USA Cleaners is among 400 minority-owned businesses UPAC has helped launch since 1994, when it inaugurated its Multi-Cultural Economic Development Program. Of those 400, 388 are still up and running, employing more than 425 people. Not bad, considering eight of 10 small businesses fail in their first five years, according to the SBA. For the Asian and Pacific Islander communities, 80 percent fail within two years, because of lack of management knowledge as well as language and cultural obstacles, UPAC officials say.

“This is a mentorship program, in a sense,” says UPAC’s Iwanaga-Penrose. “The stereotype that the Asian and Pacific Islander community is healthy, wealthy and well-educated is one of the great myths.”

Iwanaga-Penrose says two-thirds of the Asian-Pacific Islander population here are immigrants, 40 percent of whom don’t speak fluent English. Beyond language barriers, her constituency faces interesting cultural obstacles. Three years ago, a particular cultural idiosyncrasy involving chickens came home to, um, roost.
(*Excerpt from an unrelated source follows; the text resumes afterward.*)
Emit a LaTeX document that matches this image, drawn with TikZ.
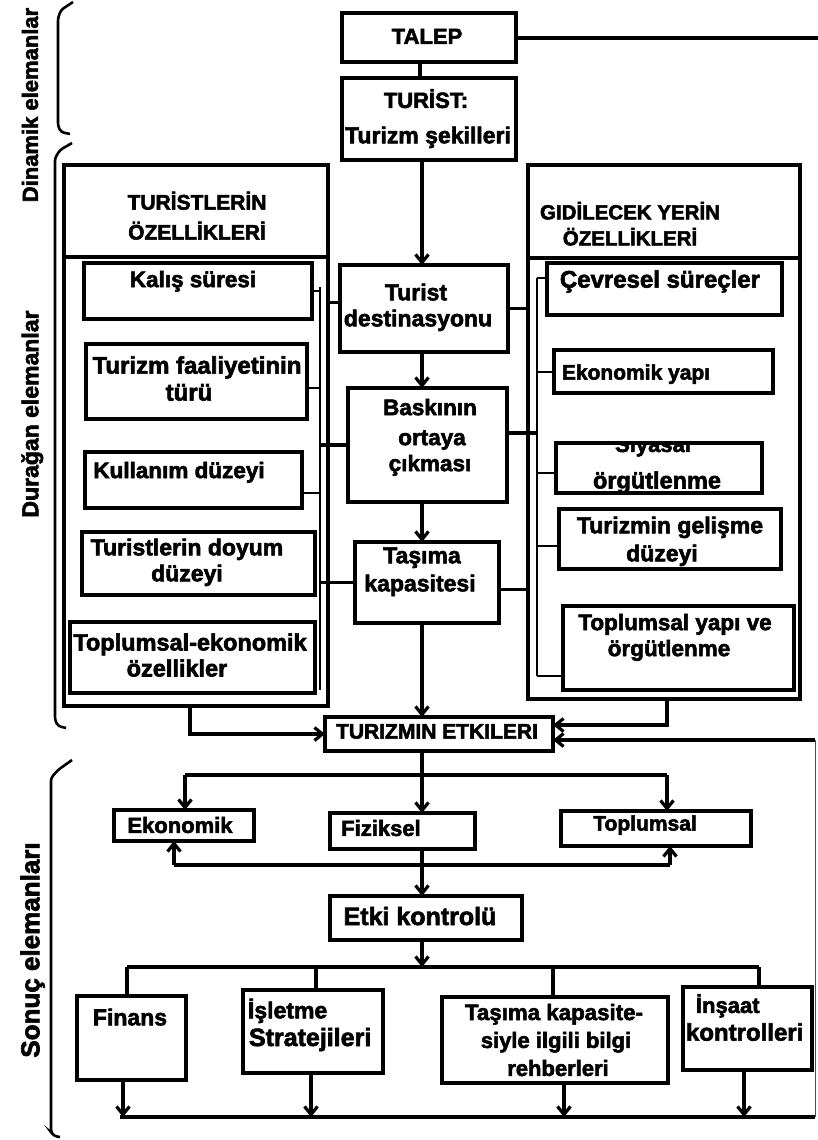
\documentclass[tikz,border=0pt]{standalone}
\usepackage{fontspec}
\setmainfont{Liberation Sans}[BoldFeatures={FakeBold=2.5}]
\usetikzlibrary{arrows.meta}
\tikzset{
 boxst/.style={draw=black, line width=3.2pt, inner sep=0pt, outer sep=0pt},
 conn/.style={draw=black, line width=3.2pt},
 busline/.style={draw=black, line width=2pt},
 edgeline/.style={draw=black!70, line width=1pt},
 arr/.style={conn, -{Straight Barb[length=8pt,width=13pt]}},
 tx/.style={inner sep=0pt, outer sep=0pt, text=black, align=center},
 brk/.style={draw=black, line width=2.6pt, rounded corners=3pt},
}
\newcommand\bx[6][]{\node[boxst,#1,minimum width={(#5-#3)*1pt},minimum height={(#6-#4)*1pt}] (#2) at ({(#3+#5)/2},{(#4+#6)/2}) {};}
\newcommand\tl[5][]{\pgfmathsetmacro\tlH{0.72*#4}\node[tx,#1,font=\bfseries\fontsize{#4}{#4}\selectfont,text height=\tlH pt,text depth=0pt] (#2) at (#3) {#5};}
\begin{document}
\begin{tikzpicture}[x=1pt,y=-1pt]
\fill[white] (0,0) rectangle (818,1140);
\useasboundingbox (0,0) rectangle (818,1140);

% brackets
\draw[brk] (73,2) -- (61,10) -- (58,18) -- (58,126) -- (61,132) -- (70,134);
\draw[brk] (72,143) -- (60,150) -- (55,158) -- (55,720) -- (58,726) -- (66,728);
\draw[brk] (72,760) -- (58,770) -- (51,778) -- (51,1132) -- (54,1136) -- (60,1137);

% side labels
\tl[rotate=90]{lab1}{30,105}{22}{Dinamik elemanlar}
\tl[rotate=90]{lab2}{30,414}{23}{Durağan elemanlar}
\tl[rotate=90]{lab3}{30,950}{26}{Sonuç elemanları}

% boxes
\bx{talep}{342}{13}{516}{62}
\bx{turist}{342}{78}{516}{160}
\bx{lbox}{64}{165}{328}{706}
\bx{rbox}{528}{165}{800}{699}
\coordinate (lh) at (0,257);
\coordinate (rh) at (0,258);
\draw[boxst] (lbox.west |- lh) -- (lbox.east |- lh);
\draw[boxst] (rbox.west |- rh) -- (rbox.east |- rh);

\bx{kalis}{84}{263}{312}{319}
\bx{faal}{86}{344}{307}{419}
\bx{kull}{85}{452}{302}{508}
\bx{doyum}{82}{532}{315}{595}
\bx{topek}{70}{622}{315}{693}

\bx{dest}{340}{265}{508}{352}
\bx{bask}{348}{388}{507}{502}
\bx{tasima}{355}{542}{499}{623}

\bx{cevre}{547}{263}{782}{315}
\bx{ekyapi}{554}{350}{773}{393}
\bx{siyasal}{556}{443}{762}{493}
\bx{gelisme}{559}{509}{781}{569}
\bx{topyapi}{563}{606}{794}{690}

\bx{etkiler}{325}{717}{553}{751}
\bx{ekon}{114}{810}{254}{841}
\bx{fiz}{330}{813}{475}{849}
\bx{topl}{561}{811}{751}{846}
\bx{etki}{330}{896}{522}{940}

\bx{finans}{77}{996}{186}{1080}
\bx{islet}{243}{990}{383}{1073}
\bx{tasbilgi}{442}{997}{668}{1083}
\bx{insaat}{683}{987}{812}{1070}

% texts
\tl{t_talep}{427,36}{22}{TALEP}
\tl{t_tur1}{426,100}{22}{TURİST:}
\tl{t_tur2}{428,135}{23}{Turizm şekilleri}
\tl{t_lh1}{197,202}{21}{TURİSTLERİN}
\tl{t_lh2}{197,232}{21}{ÖZELLİKLERİ}
\tl{t_rh1}{630,212}{20.5}{GIDİLECEK YERİN}
\tl{t_rh2}{630,238}{20.5}{ÖZELLİKLERİ}

\tl{t_kalis}{193,279}{22.5}{Kalış süresi}
\tl{t_faal1}{197,365}{24}{Turizm faaliyetinin}
\tl{t_faal2}{189,392}{24}{türü}
\tl{t_kull}{179,470}{22.5}{Kullanım düzeyi}
\tl{t_doy1}{187,547}{23}{Turistlerin doyum}
\tl{t_doy2}{187,573}{23}{düzeyi}
\tl{t_tek1}{190,642}{23.5}{Toplumsal-ekonomik}
\tl{t_tek2}{177,668}{23.5}{özellikler}

\tl{t_dest1}{416,292}{23}{Turist}
\tl{t_dest2}{418,318}{23}{destinasyonu}
\tl{t_bask1}{430,407}{22.5}{Baskının}
\tl{t_bask2}{432,437}{22.5}{ortaya}
\tl{t_bask3}{430,463}{22.5}{çıkması}
\tl{t_tas1}{422,555}{23}{Taşıma}
\tl{t_tas2}{420,583}{23}{kapasitesi}

\tl{t_cevre}{660,279}{24}{Çevresel süreçler}
\tl{t_ekyapi}{636,372}{21}{Ekonomik yapı}
\begin{scope}
\clip (556,444) rectangle (762,493);
\tl{t_siy1}{653,444}{22}{Siyasal}
\end{scope}
\tl{t_siy2}{657,480}{23.5}{örgütlenme}
\tl{t_gel1}{670,525}{23}{Turizmin gelişme}
\tl{t_gel2}{662,553}{23}{düzeyi}
\tl{t_tyo1}{675,622}{22.5}{Toplumsal yapı ve}
\tl{t_tyo2}{669,648}{22.5}{örgütlenme}

\tl{t_etkiler}{437,731}{21}{TURIZMIN ETKILERI}
\tl{t_ekon}{180,825}{22}{Ekonomik}
\tl{t_fiz}{381,828}{22}{Fiziksel}
\tl{t_topl}{645,823}{21}{Toplumsal}
\tl{t_etki}{420,916}{25}{Etki kontrolü}

\tl{t_fin}{130,1017}{23}{Finans}
\tl[anchor=west]{t_isl1}{248,1010}{23}{İşletme}
\tl[anchor=west]{t_isl2}{249,1037}{25}{Stratejileri}
\tl{t_tb1}{554,1012}{22.3}{Taşıma kapasite-}
\tl{t_tb2}{556,1040}{22}{siyle ilgili bilgi}
\tl{t_tb3}{558,1068}{22}{rehberleri}
\tl[anchor=west]{t_ins1}{696,1005}{22}{İnşaat}
\tl[anchor=west]{t_ins2}{686,1032}{24}{kontrolleri}

% helper coordinates
\coordinate (cxa) at (420,0);
\coordinate (cx) at (422,0);
\coordinate (tright) at (818,38);
\coordinate (lbt) at (320,287);
\coordinate (lbb) at (320,690);
\coordinate (rbt) at (537,278);
\coordinate (rbb) at (537,676);

% top connectors
\draw[conn] (talep.south -| cxa) -- (turist.north -| cxa);
\draw[conn] (talep.east |- tright) -- (tright);
\draw[arr] (turist.south -| cx) -- (dest.north -| cx);
\draw[arr] (dest.south -| cx) -- (bask.north -| cx);
\draw[arr] (bask.south -| cx) -- (tasima.north -| cx);
\draw[arr] (tasima.south -| cx) -- (etkiler.north -| cx);

% left bus
\draw[busline] (lbt) -- (lbb);
\draw[busline] (kalis.east) -- (kalis.east -| lbt);
\coordinate (faalc) at ([yshift=-6pt]faal.east);
\draw[busline] (faalc) -- (faalc -| lbt);
\coordinate (kullc) at ([yshift=-13pt]kull.east);
\draw[busline] (kullc) -- (kullc -| lbt);
\coordinate (destl) at ([yshift=6pt]dest.west);
\draw[conn] (destl) -- (destl -| lbox.east);
\draw[conn] (bask.west) -- (bask.west -| lbt);
\draw[conn] (tasima.west) -- (tasima.west -| lbt);

% right bus
\draw[busline] (rbt) -- (rbb);
\draw[conn] (dest.east) -- (dest.east -| rbox.west);
\coordinate (baskr) at ([yshift=12pt]bask.east);
\draw[conn] (baskr) -- (baskr -| rbt);
\coordinate (tasr) at ([yshift=-7pt]tasima.east);
\draw[conn] (tasr) -- (tasr -| rbox.west);
\coordinate (cevrec) at ([yshift=11pt]cevre.west);
\draw[busline] (cevrec) -- (cevrec -| rbt);
\draw[busline] (ekyapi.west) -- (ekyapi.west -| rbt);
\coordinate (siyc) at ([yshift=-5pt]siyasal.west);
\draw[busline] (siyc) -- (siyc -| rbt);
\coordinate (gelc) at ([yshift=-7pt]gelisme.west);
\draw[busline] (gelc) -- (gelc -| rbt);
\coordinate (tyoc) at ([yshift=-28pt]topyapi.west);
\draw[busline] (tyoc) -- (tyoc -| rbt);

% into TURIZMIN ETKILERI
\coordinate (lx) at (190,0);
\coordinate (rx) at (667,0);
\draw[arr] (lbox.south -| lx) |- (etkiler.west);
\coordinate (e1) at ([yshift=9pt]etkiler.east);
\coordinate (e2) at ([yshift=-6pt]etkiler.east);
\draw[arr] (rbox.south -| rx) |- (e1);

% effects distribution
\coordinate (b1l) at (185,775);
\coordinate (b1r) at (667,775);
\draw[conn] (b1l) -- (b1r);
\draw[arr] (b1l) -- (ekon.north -| b1l);
\draw[arr] (b1r) -- (topl.north -| b1r);
\draw[arr] (etkiler.south -| cx) -- (fiz.north -| cx);
\coordinate (b2l) at (174,865);
\coordinate (b2r) at (670,865);
\draw[conn] (b2l) -- (b2r);
\draw[arr] (b2l) -- (ekon.south -| b2l);
\draw[arr] (b2r) -- (topl.south -| b2r);
\draw[arr] (fiz.south -| cx) -- (etki.north -| cx);

% control distribution
\coordinate (b3l) at (127,967);
\coordinate (b3r) at (759,967);
\coordinate (d2) at (316,967);
\coordinate (d3) at (553,967);
\draw[conn] (b3l) -- (b3r);
\draw[arr] (etki.south -| cx) -- (d2 -| cx);
\draw[conn] (b3l) -- (finans.north -| b3l);
\draw[conn] (d2) -- (islet.north -| d2);
\draw[conn] (d3) -- (tasbilgi.north -| d3);
\draw[conn] (b3r) -- (insaat.north -| b3r);

% bottom feedback
\coordinate (b4l) at (120,1117);
\coordinate (b4r) at (815,1117);
\coordinate (fbt) at (815,740);
\coordinate (f1) at (123,0);
\coordinate (f2) at (311,0);
\coordinate (f3) at (564,0);
\coordinate (f4) at (744,0);
\draw[conn] (b4l) -- (b4r);
\draw[arr] (finans.south -| f1) -- (b4l -| f1);
\draw[arr] (islet.south -| f2) -- (b4l -| f2);
\draw[arr] (tasbilgi.south -| f3) -- (b4l -| f3);
\draw[arr] (insaat.south -| f4) -- (b4l -| f4);
\draw[edgeline] (b4r) -- (fbt);
\draw[conn] (fbt) -- (e2 -| fbt);
\draw[arr] (e2 -| fbt) -- (e2);
\end{tikzpicture}
\end{document}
Many Asian cultures require freshly killed chicken with feet and head intact as part of traditional ancestor worship or religious festivals, such as lunar New Year. For years, immigrants here have been butchering birds in bathtubs and backyards. “Obviously, that’s a health hazard,” says Iwanaga-Penrose. An alarmed San Diego City Council passed an emergency ordinance allowing certain poultry shops to slaughter chickens on-site. Those in Asian and Pacific Islander communities hailed the move as a step toward cultural tolerance, as well as a sign that immigrant businesses are welcome here.

Civic acceptance is only one component of the economic mosaic, however. Access to capital—money—for start-up businesses is a crucial stepping stone for many minority-owned companies. This was one reason Susan Lew, a pillar in the Asian–Pacific Islander community, left her longstanding post as a San Diego Port commissioner this year and helped found the First Pacific Community Bank of California. As e-mail prompts chime from her computer in her third-story office of S. Lew & Associates on Convoy Street, she talks about a lack of locally owned and operated financial institutions that cater to minorities.
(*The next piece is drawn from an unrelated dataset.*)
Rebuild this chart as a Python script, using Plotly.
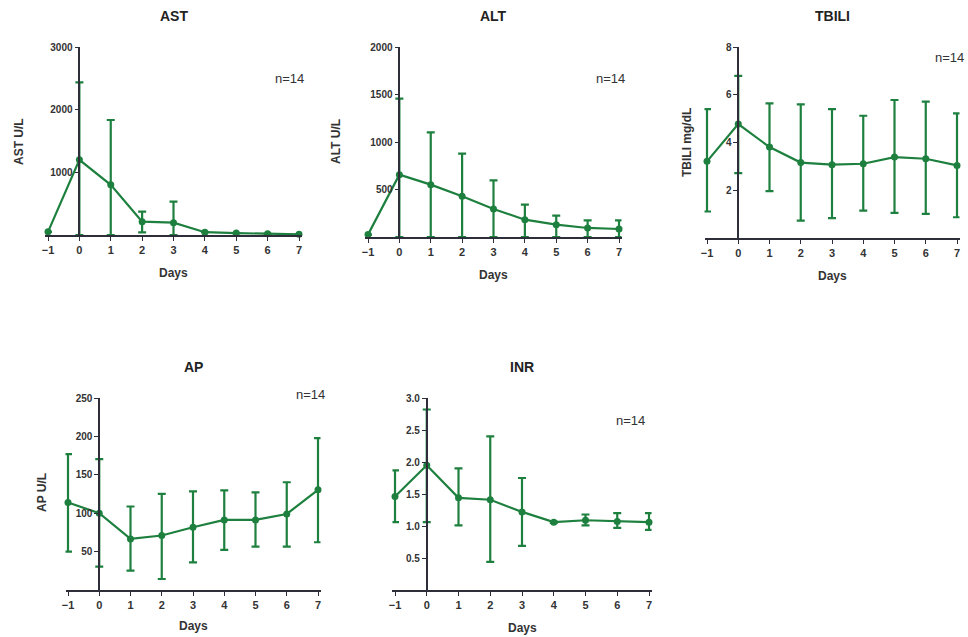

“More than 96 percent of deposits here are in banks with headquarters outside of the San Diego community,” Lew says, looking up an address on her Palm V computer. “A local community bank can really understand the needs of the local minority community.”

The fledgling bank’s work dovetails with that of the Asian Business Association of San Diego, another organization helping its constituents achieve the same sort of success as their Caucasian counterparts. The bank, which opened in November, also is working with the Hispanic Chamber and is running Spanish-language ads for home loans. And in late February, the bank established a Small Business Administration department to help seed start-ups. “Call me back in a year and you’ll see that a lot of these initiatives will have reached fruition,” says Rob Hildt, First Pacific Community Bank president.